Stated task
Copy nothing but the stretch that opens with the line containing "Clone this chart in matplotlib." and closes with the line containing "plt.rcParams['font.family'] = ['Noto". Keep pictures out.

Input records
===
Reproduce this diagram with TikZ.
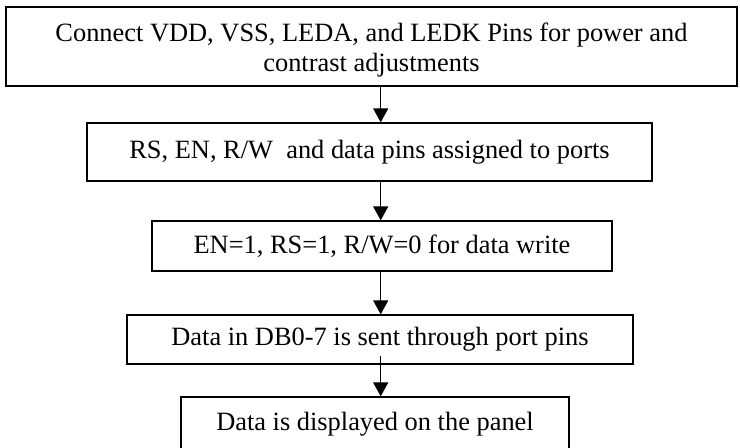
\documentclass[tikz,border=0pt]{standalone}
\usepackage{fontspec}
\setmainfont{Liberation Serif}
\usepackage{tikz}
\usetikzlibrary{shapes,arrows,arrows.meta,positioning,calc}

\begin{document}
\begin{tikzpicture}[node distance=47pt,
    block/.style={rectangle, draw, line width=0.65pt, align=center, inner sep=0pt, font=\fontsize{13.2}{15}\selectfont},
    flow/.style={-{Triangle[length=7pt,width=7.5pt]}, line width=0.65pt}]
    \useasboundingbox (0,0) rectangle (370pt,-223.5pt);
    \coordinate (ax) at (190.35pt,0);
    \node [block, minimum width=365.5pt, minimum height=39.5pt, text height=28pt] (connect) at (185.75pt,-23.25pt) {Connect VDD, VSS, LEDA, and LEDK Pins for power and\\contrast adjustments};
    \node [block, minimum width=282.5pt, minimum height=29pt, below of=connect, yshift=-5.75pt, xshift=-1pt] (assign) {RS, EN, R/W\ \ and data pins assigned to ports};
    \node [block, minimum width=230pt, minimum height=25pt, below of=assign, xshift=6.25pt] (write) {EN=1, RS=1, R/W=0 for data write};
    \node [block, minimum width=253pt, minimum height=24.5pt, below of=write, yshift=0.25pt, xshift=-1pt] (send) {Data in DB0-7 is sent through port pins};
    \node [block, minimum width=194pt, minimum height=27.5pt, below of=send, yshift=4.5pt, xshift=-2.5pt] (display) {Data is displayed on the panel};
    \draw[flow] (connect.south -| ax) -- (assign.north -| ax);
    \draw[flow] (assign.south -| ax) -- (write.north -| ax);
    \draw[flow] (write.south -| ax) -- (send.north -| ax);
    \draw[flow] ([yshift=4.5pt]send.south -| ax) -- (display.north -| ax);
\end{tikzpicture}
\end{document}
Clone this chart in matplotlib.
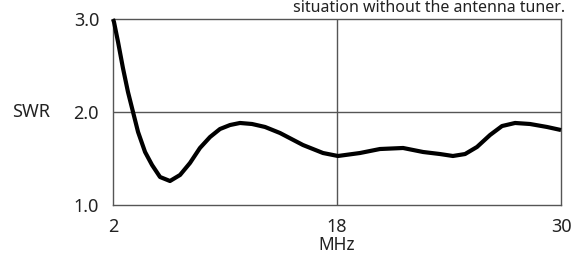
import numpy as np
import matplotlib
matplotlib.use('Agg')
import matplotlib.pyplot as plt

plt.rcParams['font.family'] = ['Noto Sans', 'DejaVu Sans']

# SWR curve
freq_mhz = [2.0, 2.07, 2.36, 2.71, 3.07, 3.43, 3.79, 4.29, 4.79, 5.36, 6.07,
            6.79, 7.5, 8.21, 8.93, 9.64, 10.36, 11.07, 11.93, 12.86, 13.93,
            15.57, 17.0, 18.05, 19.23, 20.3, 21.54, 22.61, 23.52, 24.21, 24.86,
            25.5, 26.2, 26.84, 27.54, 28.34, 29.25, 30.0]
swr = [3.0, 2.968, 2.753, 2.473, 2.215, 2.0, 1.785, 1.57, 1.43, 1.301, 1.258,
       1.323, 1.452, 1.613, 1.731, 1.817, 1.86, 1.882, 1.871, 1.839, 1.774,
       1.645, 1.559, 1.527, 1.559, 1.602, 1.613, 1.57, 1.548, 1.527, 1.548,
       1.624, 1.753, 1.849, 1.882, 1.871, 1.839, 1.806]

x_ticks = [2, 18, 30]
y_ticks = [1.0, 2.0, 3.0]
y_ticklabels = ['1.0', '2.0', '3.0']
caption = 'situation without the antenna tuner.'

# the frequency axis is not linear: 2-18 and 18-30 get the same width
def fwd(x):
    return np.interp(x, x_ticks, [0, 0.5, 1])

def inv(p):
    return np.interp(p, [0, 0.5, 1], x_ticks)

grey = '#555555'
txt = '#222222'

fig = plt.figure(figsize=(5.78, 2.56), dpi=100)
ax = fig.add_axes([113/578, 1-205/256, (561-113)/578, (205-19)/256])
ax.set_xscale('function', functions=(fwd, inv))

ax.plot(freq_mhz, swr, color='black', lw=3, solid_joinstyle='round',
        solid_capstyle='butt', clip_on=False, zorder=3)

ax.set_xlim(2, 30)
ax.set_ylim(1.0, 3.0)
ax.axhline(2.0, color=grey, lw=1)
ax.axvline(18, color=grey, lw=1)
for s in ax.spines.values():
    s.set_color(grey)
    s.set_linewidth(1)

ax.set_xticks(x_ticks)
ax.set_xticklabels([str(v) for v in x_ticks], fontsize=13, color=txt)
ax.set_yticks(y_ticks)
ax.set_yticklabels(y_ticklabels, fontsize=13, color=txt)
ax.tick_params(axis='both', length=0)
ax.tick_params(axis='x', pad=9)
ax.tick_params(axis='y', pad=10)

ax.set_xlabel('MHz', fontsize=12.5, color=txt, labelpad=0.5)
fig.text(12/578, 1-112/256, 'SWR', fontsize=13, color=txt, ha='left', va='center')
fig.text(565/578, 1-12/256, caption, fontsize=11.5, color=txt, ha='right', va='baseline')

fig.savefig('out.png', dpi=100)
===
Task response
Clone this chart in matplotlib.
import numpy as np
import matplotlib
matplotlib.use('Agg')
import matplotlib.pyplot as plt

plt.rcParams['font.family'] = ['Noto Sans', 'DejaVu Sans']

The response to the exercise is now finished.